### Exercise
Look through the material below, count the lines containing the word "chart", and state only the count.

### Source data
>>

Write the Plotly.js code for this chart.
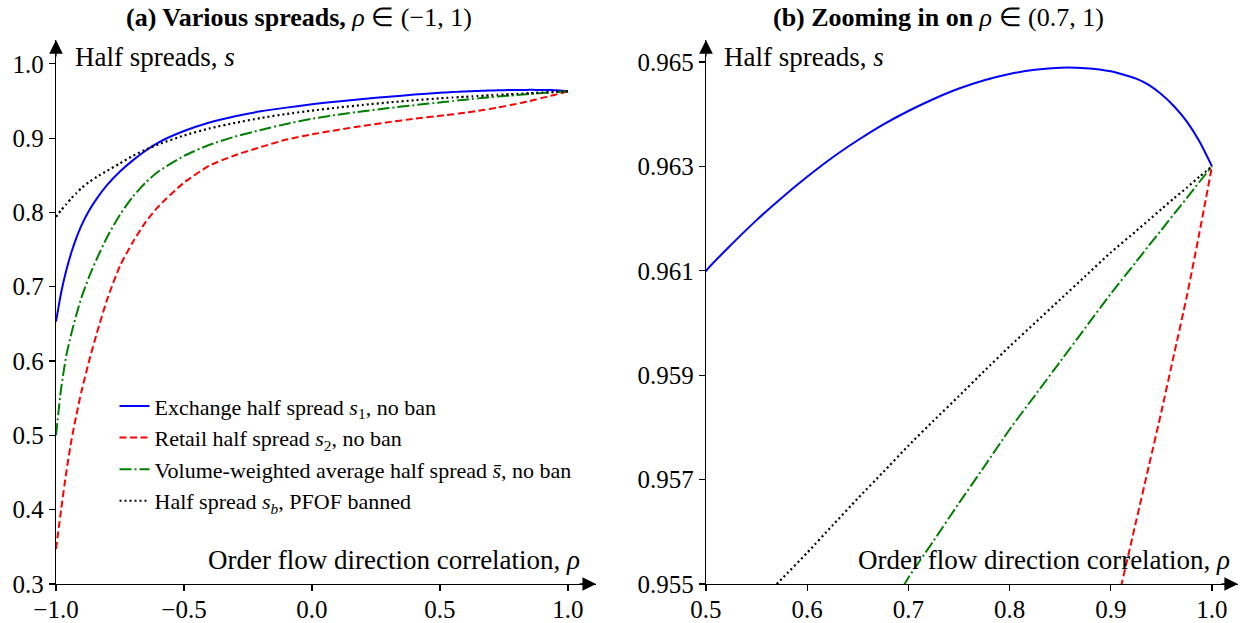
<!DOCTYPE html>
<html>
<head>
<meta charset="utf-8">
<script src="https://cdn.plot.ly/plotly-3.0.1.min.js"></script>
<style>html,body{margin:0;padding:0;background:#fff;}#chart{width:1247px;height:623px;}</style>
</head>
<body>
<div id="chart"></div>
<script>
// Order flow direction correlation (rho)
const rho = [-1, -0.98, -0.96, -0.94, -0.92, -0.9, -0.87, -0.84, -0.8, -0.75, -0.7, -0.65, -0.6,
  -0.5, -0.4, -0.3, -0.2, -0.1, 0, 0.1, 0.2, 0.3, 0.4,
  0.5, 0.525, 0.55, 0.575, 0.6, 0.625, 0.65, 0.675, 0.7, 0.725, 0.75, 0.775, 0.8, 0.825, 0.85,
  0.875, 0.9, 0.925, 0.9375, 0.95, 0.9625, 0.975, 0.9875, 1.0];
// Exchange half spread s1, no ban
const s1 = [0.653, 0.692, 0.722, 0.746, 0.766, 0.783, 0.803, 0.819, 0.837, 0.855, 0.870, 0.883, 0.894,
  0.9095, 0.921, 0.9295, 0.936, 0.941, 0.9455, 0.9493, 0.9527, 0.9557, 0.9585,
  0.96100, 0.96150, 0.96197, 0.96240, 0.96280, 0.96317, 0.96350, 0.96380, 0.96406, 0.96429,
  0.96449, 0.96465, 0.96477, 0.96485, 0.96489, 0.96488, 0.96482, 0.96468, 0.96456, 0.96438,
  0.96415, 0.96386, 0.96348, 0.96300];
// Retail half spread s2, no ban
const s2 = [0.347, 0.400, 0.450, 0.493, 0.528, 0.560, 0.601, 0.638, 0.683, 0.728, 0.760, 0.787, 0.808,
  0.840, 0.863, 0.877, 0.888, 0.898, 0.905, 0.911, 0.9165, 0.9215, 0.926,
  0.9300, 0.9310, 0.9320, 0.9331, 0.9343, 0.9355, 0.9368, 0.9382, 0.9396, 0.9411, 0.9427,
  0.9444, 0.9461, 0.9480, 0.9499, 0.9520, 0.9541, 0.9562, 0.95725, 0.9583, 0.9594, 0.9605,
  0.96172, 0.9630];
// Volume-weighted average half spread, no ban
const sAvg = [0.500, 0.563, 0.607, 0.637, 0.663, 0.686, 0.714, 0.738, 0.767, 0.797, 0.821, 0.840, 0.855,
  0.876, 0.891, 0.902, 0.911, 0.919, 0.926, 0.9315, 0.9362, 0.9404, 0.9443,
  0.94803, 0.94896, 0.94988, 0.95080, 0.95172, 0.95259, 0.95344, 0.95428, 0.95512, 0.95583,
  0.95655, 0.95725, 0.95796, 0.95861, 0.95926, 0.95991, 0.96056, 0.96117, 0.96148, 0.96178,
  0.96209, 0.96239, 0.96270, 0.96300];
// Half spread s_b, PFOF banned
const sBan = [0.794, 0.803, 0.811, 0.819, 0.826, 0.833, 0.841, 0.848, 0.856, 0.866, 0.876, 0.8845, 0.8915,
  0.9035, 0.913, 0.9205, 0.927, 0.9325, 0.937, 0.941, 0.9447, 0.9480, 0.9509,
  0.95350, 0.95410, 0.95460, 0.95510, 0.95560, 0.95612, 0.95664, 0.95714, 0.95765, 0.95813,
  0.95860, 0.95908, 0.95955, 0.96000, 0.96045, 0.96090, 0.96135, 0.96176, 0.96197, 0.96218,
  0.96239, 0.96259, 0.96280, 0.96300];

const seriesNames = [
  'Exchange half spread <i>s</i><sub>1</sub>, no ban',
  'Retail half spread <i>s</i><sub>2</sub>, no ban',
  'Volume-weighted average half spread <i>s\u0304</i>, no ban',
  'Half spread <i>s<sub>b</sub></i>, PFOF banned'
];
const seriesValues = [s1, s2, sAvg, sBan];
const seriesStyles = [
  {color: '#0000ff', dash: 'solid', width: 2},
  {color: '#ff0000', dash: '7px,3.5px', width: 2},
  {color: '#008000', dash: '12px,3px,2px,3px', width: 2},
  {color: '#000000', dash: '2px,3px', width: 2.2}
];

const leftXTicks = [-1, -0.5, 0, 0.5, 1];
const leftYTicks = [0.3, 0.4, 0.5, 0.6, 0.7, 0.8, 0.9, 1.0];
const rightXTicks = [0.5, 0.6, 0.7, 0.8, 0.9, 1.0];
const rightYTicks = [0.955, 0.957, 0.959, 0.961, 0.963, 0.965];

const traces = [];
[['x', 'y', true], ['x2', 'y2', false]].forEach(([xa, ya, leg]) => {
  seriesValues.forEach((vals, i) => {
    const st = seriesStyles[i];
    traces.push({x: rho, y: vals, type: 'scatter', mode: 'lines', name: seriesNames[i],
      xaxis: xa, yaxis: ya, showlegend: leg, hoverinfo: 'skip',
      line: {color: st.color, dash: st.dash, width: st.width, shape: 'spline', smoothing: 0.6}});
  });
});

const FONT = 'Liberation Serif';
const axisCommon = {
  showline: true, linecolor: '#000', linewidth: 1.3, ticks: 'outside', ticklen: 6,
  tickwidth: 1.2, tickcolor: '#000', showgrid: false, zeroline: false, automargin: false,
  tickfont: {family: FONT, size: 25, color: '#000'}
};
const xTickFont = {family: FONT, size: 25, color: '#000'};

const arrowCommon = {text: '', showarrow: true, arrowhead: 2, arrowsize: 2.1, arrowwidth: 1.3,
  arrowcolor: '#000', standoff: 0, startstandoff: 0};
const labelFont = {family: FONT, size: 27, color: '#000'};
const titleFont = {family: FONT, size: 26, color: '#000'};

const layout = {
  width: 1247, height: 623,
  margin: {l: 56, r: 9, t: 40, b: 39},
  paper_bgcolor: '#fff', plot_bgcolor: '#fff',
  font: {family: FONT, color: '#000'},
  showlegend: true,
  legend: {x: 0.0495, y: 0.3655, xanchor: 'left', yanchor: 'top', bgcolor: 'rgba(0,0,0,0)',
    font: {family: FONT, size: 22, color: '#000'}, tracegroupgap: 0},
  xaxis: Object.assign({}, axisCommon, {domain: [0, 0.4569], range: [-1, 1.11], anchor: 'y',
    tickvals: leftXTicks, tickformat: '.1f', tickfont: xTickFont, ticklabelstandoff: -3}),
  yaxis: Object.assign({}, axisCommon, {domain: [0, 1], range: [0.3, 1.032], anchor: 'x',
    tickvals: leftYTicks, tickformat: '.1f'}),
  xaxis2: Object.assign({}, axisCommon, {domain: [0.5499, 1], range: [0.5, 1.0257], anchor: 'y2',
    tickvals: rightXTicks, tickformat: '.1f', tickfont: xTickFont, ticklabelstandoff: -3}),
  yaxis2: Object.assign({}, axisCommon, {domain: [0, 1], range: [0.955, 0.96542], anchor: 'x2',
    tickvals: rightYTicks, tickformat: '.3f'}),
  annotations: [
    Object.assign({}, arrowCommon, {xref: 'x', yref: 'y', x: 1.11, y: 0.3, ax: -18, ay: 0}),
    Object.assign({}, arrowCommon, {xref: 'x', yref: 'y', x: -1, y: 1.032, ax: 0, ay: 18}),
    Object.assign({}, arrowCommon, {xref: 'x2', yref: 'y2', x: 1.0257, y: 0.955, ax: -18, ay: 0}),
    Object.assign({}, arrowCommon, {xref: 'x2', yref: 'y2', x: 0.5, y: 0.96542, ax: 0, ay: 18}),
    {xref: 'paper', yref: 'paper', x: 0.2056, y: 1.042, xanchor: 'center', yanchor: 'middle',
      showarrow: false, text: '<b>(a) Various spreads,</b> <i>ρ</i> ∈ (−1, 1)', font: titleFont},
    {xref: 'paper', yref: 'paper', x: 0.747, y: 1.042, xanchor: 'center', yanchor: 'middle',
      showarrow: false, text: '<b>(b) Zooming in on</b> <i>ρ</i> ∈ (0.7, 1)', font: titleFont},
    {xref: 'paper', yref: 'paper', x: 0.0144, y: 0.969, xanchor: 'left', yanchor: 'middle',
      showarrow: false, text: 'Half spreads, <i>s</i>', font: labelFont},
    {xref: 'paper', yref: 'paper', x: 0.5635, y: 0.969, xanchor: 'left', yanchor: 'middle',
      showarrow: false, text: 'Half spreads, <i>s</i>', font: labelFont},
    {xref: 'paper', yref: 'paper', x: 0.445, y: 0.044, xanchor: 'right', yanchor: 'middle',
      showarrow: false, text: 'Order flow direction correlation, <i>ρ</i>', font: labelFont},
    {xref: 'paper', yref: 'paper', x: 0.995, y: 0.044, xanchor: 'right', yanchor: 'middle',
      showarrow: false, text: 'Order flow direction correlation, <i>ρ</i>', font: labelFont}
  ]
};

Plotly.newPlot('chart', traces, layout, {displayModeBar: false, staticPlot: true});
</script>
</body>
</html>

<<

### Output
4